Erudite, urbane, and nattily attired, Avo Uvezian is the consummate cigar smoker. Or more precisely, he represents the romanticized version of the cigar smoker. A performer nearly all of his 78 years, Uvezian, the creator and spirit of Avo cigars, understands how to play a role and how to cultivate an image: His eight white Brioni suits and ever-present straw hat serve a purpose. “People stop me in the street; they recognize the hat,” says Uvezian, whose tanned and weathered face belies a life in the sun. As for the white suits, he adds, “I spend a lot of money on Brioni suits because cigar smoking is a lifestyle.”

Uvezian’s carefully selected wardrobe notwithstanding, his lifestyle—that of the gentleman cigar connoisseur—is innate. His persona, which lends the cigar brand its patrician aura, is authentic, one formed over the course of an extraordinary life. “Having my image behind the product makes a big difference,” Uvezian notes, “but the image is nothing if there is no substance behind it.”

When he speaks, it is in a peculiar accent that intimates an exotic past. Indeed, the sound is the amalgamation of the nine languages Uvezian speaks (“so far,” he adds): French, English, German, Italian, Arabic, Armenian, Turkish, Spanish, and Farsi. Uvezian, who is of Armenian descent, grew up in Lebanon, where he trained for a career as a classical pianist. He toured the Middle East and Asia with a jazz trio as a teenager before emigrating in 1947 to the United States to study at the Juilliard School. A tour of duty as a U.S. soldier in Korea briefly interrupted his concurrent careers as a piano player, real estate investor, and jewelry designer.

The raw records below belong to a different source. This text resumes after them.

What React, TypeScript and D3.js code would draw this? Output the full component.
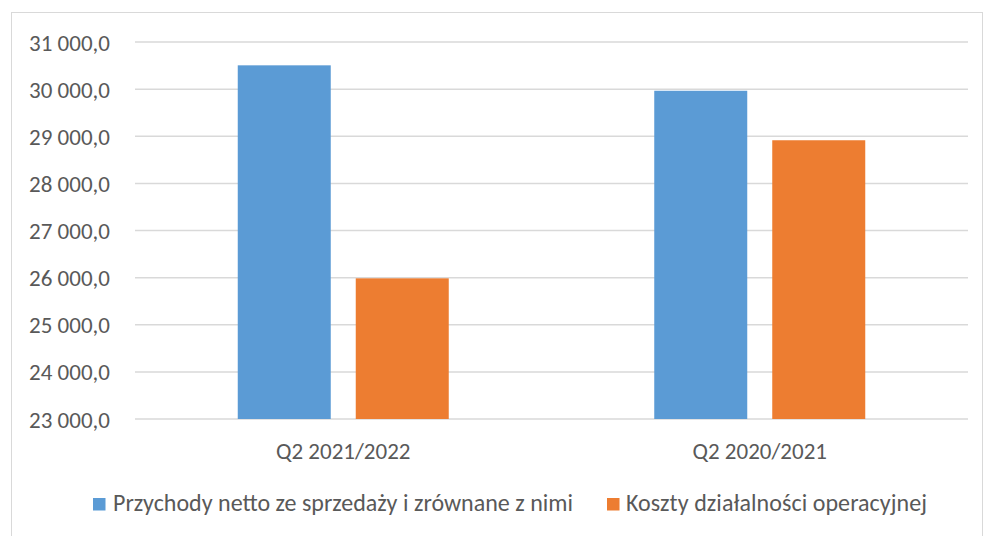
import React from "react";
import * as d3 from "d3";

const categories = ["Q2 2021/2022", "Q2 2020/2021"];
const seriesNames = ["Przychody netto ze sprzedaży i zrównane z nimi", "Koszty działalności operacyjnej"];
const revenue = [30505, 29965];
const costs = [25985, 28915];
const yTicks = [23000, 24000, 25000, 26000, 27000, 28000, 29000, 30000, 31000];
const colors = ["#5B9BD5", "#ED7D31"];

const W = 983, H = 536;
const M = { left: 135, right: 968, top: 42, bottom: 419 };
const FS = 23;

const fmt = (v: number) => {
  const s = Math.round(v).toString();
  const th = s.replace(/\B(?=(\d{3})+(?!\d))/g, "\u00a0");
  return th + ",0";
};

export default function App() {
  const x = d3.scaleBand<string>().domain(categories).range([M.left, M.right]).paddingInner(0).paddingOuter(0);
  const y = d3.scaleLinear().domain([23000, 31000]).range([M.bottom, M.top]);
  const barW = 93;
  const gap = 25;
  const series = [revenue, costs];
  const font = "Carlito, Calibri, Lato, 'Open Sans', sans-serif";
  return (
    <svg width={W} height={H} style={{ position: "absolute", left: 0, top: 0 }} fontFamily={font}>
      <rect x={0} y={0} width={W} height={H} fill="#fff" />
      <rect x={11.5} y={12.5} width={W - 12} height={H - 12} fill="none" stroke="#d9d9d9" />
      {yTicks.map((t) => (
        <g key={t}>
          <line x1={M.left} x2={M.right} y1={y(t)} y2={y(t)} stroke="#d9d9d9" strokeWidth={1.5} />
          <text x={110} y={y(t) + 8.5} textAnchor="end" fontSize={FS} fill="#595959">{fmt(t)}</text>
        </g>
      ))}
      {categories.map((c, i) => {
        const cx = (x(c) as number) + x.bandwidth() / 2;
        const groupW = barW * 2 + gap;
        return (
          <g key={c}>
            {series.map((s, j) => {
              const bx = cx - groupW / 2 + j * (barW + gap);
              return <rect key={j} x={bx} y={y(s[i])} width={barW} height={y(23000) - y(s[i])} fill={colors[j]} />;
            })}
            <text x={cx} y={459} textAnchor="middle" fontSize={FS} fill="#595959">{c}</text>
          </g>
        );
      })}
      <rect x={93} y={498} width={12.5} height={12.5} fill={colors[0]} />
      <text x={113} y={511} fontSize={24} fill="#595959" textLength={460} lengthAdjust="spacing">{seriesNames[0]}</text>
      <rect x={607} y={498} width={12.5} height={12.5} fill={colors[1]} />
      <text x={626} y={511} fontSize={24} fill="#595959" textLength={301} lengthAdjust="spacing">{seriesNames[1]}</text>
    </svg>
  );
}
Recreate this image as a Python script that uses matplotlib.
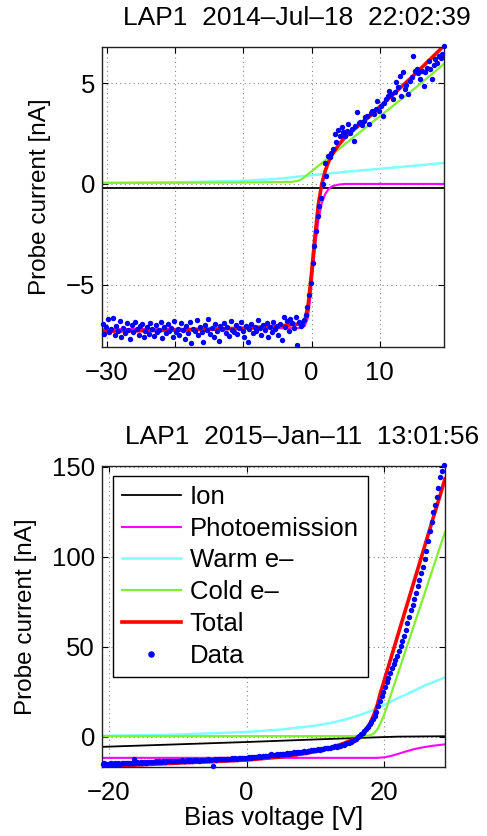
import numpy as np
import matplotlib
matplotlib.use("Agg")
import matplotlib.pyplot as plt

plt.rcParams['font.family'] = ['Liberation Sans', 'DejaVu Sans']

# ---------------- Top panel data (2014-Jul-18) ----------------
top_title = "LAP1  2014–Jul–18  22:02:39"
top_ion_v = [-30.7, 19.4]
top_ion_i = [-0.2, -0.2]
top_photo_v = [-30.7, -2, -1, -0.5, 0, 0.5, 1, 1.5, 2, 2.5, 3, 4, 5, 19.4]
top_photo_i = [-7.2, -7.15, -7.05, -6.6, -5.0, -3.2, -1.8, -0.95, -0.5, -0.25, -0.12, -0.03, 0.0, 0.0]
top_warm_v = [-30.7, -20, -10, -5, -2, 0, 5, 10, 15, 19.4]
top_warm_i = [0.05, 0.08, 0.15, 0.25, 0.36, 0.43, 0.6, 0.75, 0.9, 1.04]
top_cold_v = [-30.7, -10, -3, -2, -1.5, -1, 0, 1, 2, 5, 10, 15, 19.4]
top_cold_i = [0.05, 0.07, 0.1, 0.15, 0.22, 0.35, 0.62, 0.9, 1.17, 2.0, 3.35, 4.7, 5.95]
top_total_v = [-30.7, -20, -10, -5, -2, -1, -0.5, 0, 0.5, 1, 1.5, 2, 2.5, 3, 4, 5, 8.5, 11.5, 14.4, 17.3, 19.4]
top_total_i = [-7.3, -7.25, -7.15, -7.05, -6.95, -6.8, -6.0, -4.4, -2.6, -1.0, 0.0, 0.65, 1.1, 1.45, 1.95, 2.35, 3.35, 4.3, 5.2, 6.15, 6.85]
top_bias_start = -30.6
top_bias_step = 0.25
top_data_i = [
    -6.95, -7.45, -7.1, -6.7, -7.35, -7.2, -6.65, -7.5, -7.05, -7.3,
    -6.8, -7.6, -7.15, -7.4, -6.9, -7.25, -7.7, -7.0, -7.35, -6.85,
    -7.2, -7.5, -7.05, -6.95, -7.6, -7.3, -7.1, -7.45, -6.9, -7.2,
    -7.55, -7.0, -7.35, -7.25, -6.85, -7.65, -7.1, -7.4, -6.95, -7.3,
    -7.15, -7.6, -6.8, -7.35, -7.2, -7.5, -6.9, -7.25, -7.7, -7.05,
    -7.4, -6.85, -7.9, -7.2, -7.3, -6.75, -7.5, -7.1, -7.35, -7.85,
    -7.0, -7.25, -6.7, -7.45, -7.15, -7.6, -6.95, -7.3, -7.8, -7.05,
    -7.2, -6.9, -7.4, -7.1, -7.55, -6.8, -7.25, -7.35, -7.0, -7.45,
    -7.15, -6.85, -7.3, -7.6, -7.05, -7.85, -7.2, -6.95, -7.4, -7.1,
    -7.3, -6.75, -7.15, -7.5, -7.0, -7.25, -6.9, -7.6, -7.1, -7.35,
    -6.85, -7.2, -7.05, -7.5, -6.95, -7.75, -6.6, -7.1, -6.8, -7.3,
    -6.7, -6.9, -7.15, -6.6, -8.0, -6.85, -7.05, -6.95, -6.75,
    -6.5, -6.1, -5.5, -4.9, -3.9, -3.1, -2.35, -1.6, -1.1, -0.7, 0.0, 1.05, 0.4,
    1.4, 1.32, 1.55, 1.73, 2.45, 2.06, 2.69, 2.39, 2.8, 2.55,
    2.39, 2.6, 2.95, 2.5, 2.72, 2.15, 2.85, 3.58, 3.0, 3.09,
    2.9, 3.14, 3.3, 3.38, 2.97, 3.5, 3.63, 3.45, 3.7, 4.13,
    3.6, 3.88, 3.38, 4.0, 4.21, 4.35, 4.62, 4.46, 4.2, 4.55,
    5.03, 4.8, 5.36, 4.37, 5.53, 4.7, 4.9, 4.46, 5.1, 5.3,
    6.32, 5.61, 5.69, 5.5, 5.2, 5.6, 4.87, 5.53, 5.75, 6.1,
    5.69, 5.2, 5.9, 6.19, 6.0, 6.35, 6.25, 6.44, 6.85,
]
top_xticks = [-30, -20, -10, 0, 10]
top_yticks = [-5, 0, 5]

# ---------------- Bottom panel data (2015-Jan-11) ----------------
bot_title = "LAP1  2015–Jan–11  13:01:56"
bot_ion_v = [-21, 0, 12, 18, 22, 28.8]
bot_ion_i = [-5.6, -2.9, -1.2, -0.4, 0.1, 0.3]
bot_photo_v = [-21, 19, 20, 21, 22, 23, 24, 25, 26, 27, 28.8]
bot_photo_i = [-11.7, -11.7, -11.4, -10.6, -9.5, -8.3, -7.2, -6.3, -5.6, -5.0, -4.2]
bot_warm_v = [-21, -10, 0, 5, 10, 12, 14, 16, 18, 20, 22, 24, 26, 28.8]
bot_warm_i = [0.5, 1.2, 2.7, 4.0, 6.2, 7.5, 9.3, 11.5, 14.3, 17.8, 21.5, 25.0, 28.7, 33.0]
bot_cold_v = [-21, 17, 18, 18.5, 19, 19.5, 20, 21, 22, 24, 26, 28.8]
bot_cold_i = [0.3, 0.4, 0.9, 2.0, 4.2, 8.0, 12.6, 24.0, 35.5, 58.5, 81.5, 113.8]
bot_total_v = [-21, -15, -10, -5, 0, 5, 8, 10, 12, 14, 15, 16, 17, 18, 18.5, 19, 19.4,
               20, 21, 22, 23, 24, 25, 26, 27, 28, 28.8]
bot_total_i = [-16.5, -15.5, -14.6, -13.8, -12.9, -11.2, -9.6, -8.2, -6.3, -3.8, -2.2, -0.6, 2.3,
               8.0, 12.5, 18.0, 24.0, 31.6, 44.3, 57.0, 69.7, 82.4, 95.0, 107.8, 120.5, 133.0, 143.3]
bot_bias_start = -20.9
bot_bias_step = 0.25
bot_data_i = [
    -15.2, -14.8, -15.3, -14.9, -15.1, -14.6, -15.0, -14.8, -15.2, -14.7,
    -14.9, -14.5, -14.8, -14.4, -14.7, -14.6, -14.3, -14.6, -12.3, -14.4,
    -14.1, -14.4, -14.2, -14.5, -14.0, -14.3, -13.9, -14.2, -14.0, -13.8,
    -14.0, -13.7, -13.9, -13.6, -13.8, -13.5, -13.9, -13.6, -13.4, -13.7,
    -13.6, -13.3, -13.5, -13.2, -13.6, -13.4, -13.1, -13.3, -13.5, -13.0,
    -13.2, -13.0, -13.3, -12.8, -13.1, -12.9, -13.2, -12.7, -13.0, -12.9,
    -12.8, -12.6, -12.9, -12.7, -16.2, -12.5, -12.8, -12.4, -12.6, -12.3,
    -12.4, -12.2, -12.5, -12.1, -12.3, -12.0, -12.2, -11.9, -12.1, -11.8,
    -12.0, -11.7, -11.9, -11.6, -11.8, -11.4, -11.6, -11.2, -11.5, -11.1,
    -11.0, -10.8, -11.1, -10.6, -10.9, -10.5, -10.7, -10.3, -9.6, -10.0,
    -9.9, -9.7, -9.9, -9.5, -9.6, -9.3, -9.5, -9.1, -9.3, -8.9,
    -8.8, -8.6, -8.8, -8.4, -8.5, -8.2, -8.4, -8.0, -8.2, -7.8,
    -7.7, -7.5, -7.6, -7.2, -7.3, -6.9, -7.1, -6.7, -6.8, -6.5,
    -6.4, -6.0, -6.1, -5.7, -5.7, -5.3, -5.4, -5.0, -4.9, -4.6,
    -4.4, -4.0, -3.6, -3.2, -2.7, -2.2, -1.6, -1.0, -0.3, 0.5,
    1.3, 2.2, 3.2, 4.3, 5.5, 6.9, 8.4, 10.0, 11.8, 13.8,
    17.0, 19.7, 22.4, 25.0, 27.7, 30.3, 32.9, 35.4, 38.0, 40.3,
    42.4, 44.8, 47.5, 50.2, 53.0, 56.1, 59.5, 63.0, 66.8, 70.3,
    73.5, 76.8, 80.0, 83.6, 87.2, 90.9, 94.6, 98.8, 103.5, 109.0,
    114.5, 119.5, 124.9, 128.8, 133.2, 138.5, 144.3, 147.5, 151.0,
]
bot_xticks = [-20, 0, 20]
bot_yticks = [0, 50, 100, 150]

legend_labels = ["Ion", "Photoemission", "Warm e–", "Cold e–", "Total", "Data"]

# ---------------- Styling ----------------
C_ION = "black"
C_PHOTO = "#ff00ff"
C_WARM = "#80ffff"
C_COLD = "#80f030"
C_TOTAL = "#ff0000"
C_DATA = "#0000ff"
FS_TICK = 18.5
FS_LEG = 18.5
FS_TITLE = 19
FS_YLAB = 17.5
FS_XLAB = 18.5

fig = plt.figure(figsize=(4.87, 8.36), dpi=100)
ax1 = fig.add_axes([0.2094, 0.5845, 0.7023, 0.3596])
ax2 = fig.add_axes([0.2094, 0.0825, 0.7043, 0.3604])


def draw(ax, ion, photo, warm, cold, total, data_v, data_i):
    h = []
    h += ax.plot(*ion, color=C_ION, lw=1.3, label=legend_labels[0])
    h += ax.plot(*photo, color=C_PHOTO, lw=1.5, label=legend_labels[1])
    h += ax.plot(*warm, color=C_WARM, lw=1.8, label=legend_labels[2])
    h += ax.plot(*cold, color=C_COLD, lw=1.6, label=legend_labels[3])
    h += ax.plot(*total, color=C_TOTAL, lw=2.6, label=legend_labels[4])
    h += ax.plot(data_v, data_i, ls="none", marker="o", ms=3.9, mew=0,
                 color=C_DATA, label=legend_labels[5], clip_on=False, zorder=5)
    return h


def style(ax, xticks, yticks):
    ax.set_xticks(xticks)
    ax.set_yticks(yticks)
    ax.grid(True, ls=(0, (1, 3)), color="#888888", lw=0.8)
    ax.tick_params(direction="in", top=True, right=True, length=4, width=0.8,
                   labelsize=FS_TICK, colors="black")
    ax.tick_params(axis="x", pad=10)
    ax.tick_params(axis="y", pad=5)
    for s in ax.spines.values():
        s.set_linewidth(1.0)
        s.set_color("#222222")


top_bias = top_bias_start + top_bias_step * np.arange(len(top_data_i))
draw(ax1, (top_ion_v, top_ion_i), (top_photo_v, top_photo_i), (top_warm_v, top_warm_i),
     (top_cold_v, top_cold_i), (top_total_v, top_total_i), top_bias, top_data_i)
ax1.set_xlim(-30.7, 19.4)
ax1.set_ylim(-8.1, 6.8)
style(ax1, top_xticks, top_yticks)
ax1.set_ylabel("Probe current [nA]", fontsize=FS_YLAB)
ax1.yaxis.set_label_coords(-0.15, 0.5)

bot_bias = bot_bias_start + bot_bias_step * np.arange(len(bot_data_i))
handles = draw(ax2, (bot_ion_v, bot_ion_i), (bot_photo_v, bot_photo_i), (bot_warm_v, bot_warm_i),
               (bot_cold_v, bot_cold_i), (bot_total_v, bot_total_i), bot_bias, bot_data_i)
ax2.set_xlim(-21.0, 28.8)
ax2.set_ylim(-16.8, 150.6)
style(ax2, bot_xticks, bot_yticks)
ax2.set_ylabel("Probe current [nA]", fontsize=FS_YLAB)
ax2.yaxis.set_label_coords(-0.19, 0.5)
ax2.set_xlabel("Bias voltage [V]", fontsize=FS_XLAB)
ax2.xaxis.set_label_coords(0.5, -0.13)

leg = ax2.legend(handles=handles, loc="upper left", bbox_to_anchor=(0.031, 0.966),
                 borderaxespad=0, fontsize=FS_LEG, frameon=True, fancybox=False,
                 edgecolor="black", framealpha=1, handlelength=2.3, handletextpad=0.35,
                 labelspacing=0.3, borderpad=0.35, markerscale=1.2)
leg.get_frame().set_linewidth(1.0)
leg.set_zorder(10)

fig.text(0.61, 0.970, top_title, ha="center", va="baseline", fontsize=FS_TITLE)
fig.text(0.984, 0.4685, bot_title, ha="right", va="baseline", fontsize=FS_TITLE)

fig.savefig("out.png", dpi=100)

In 1974, piano playing became his primary pursuit, when, instead of returning home to Long Island from a business trip to Puerto Rico, he parlayed a four-month piano-playing engagement at the then-new Palmas del Mar resort into a 14-year career. By this time, Uvezian had developed a taste for cigars, and he commissioned a personal supply from Hendrik Kelner, a fellow aficionado and Davidoff’s master tobacco blender. Soon, patrons at the resort began requesting his cigars nearly as often as they did his songs. However, Uvezian did not consider entering the cigar business until his 5-year-old daughter, Karyn, suggested that if people liked his cigars so much, he should sell them. The father concurred.

By 1986, Kelner had expanded the annual production of Uvezian’s cigars to 100,000. Davidoff began selling hand-rolled, Dominican-made Avo cigars in the United States in 1988 and bought the Avo brand outright in the late 1990s for a reported $11 million. Today, Kelner oversees the annual manufacture of some 3 million Avo cigars for the Classic, Maduro, XO, Domaine, and Signature series.

As the personification of the brand, Uvezian travels to dozens of countries promoting Avo cigars. Such a schedule leaves little time for music. With the recently released medium-strength Avo Legacy Limited Edition, however, Uvezian combines songs with smoke. The 12-count boxes of corona extras (5¾ x 48) include Legacy, a 12-song CD written and performed by Uvezian. “I always wanted to do my own CD, but I am a very tough critic,” he says. The music represents a cross section of styles, ranging from a ballad about becoming a new father to a boogie written for a favorite tobacconist. “Cigar smoking is my lifestyle,” Uvezian says, “but my passion, first and foremost, has always been music.”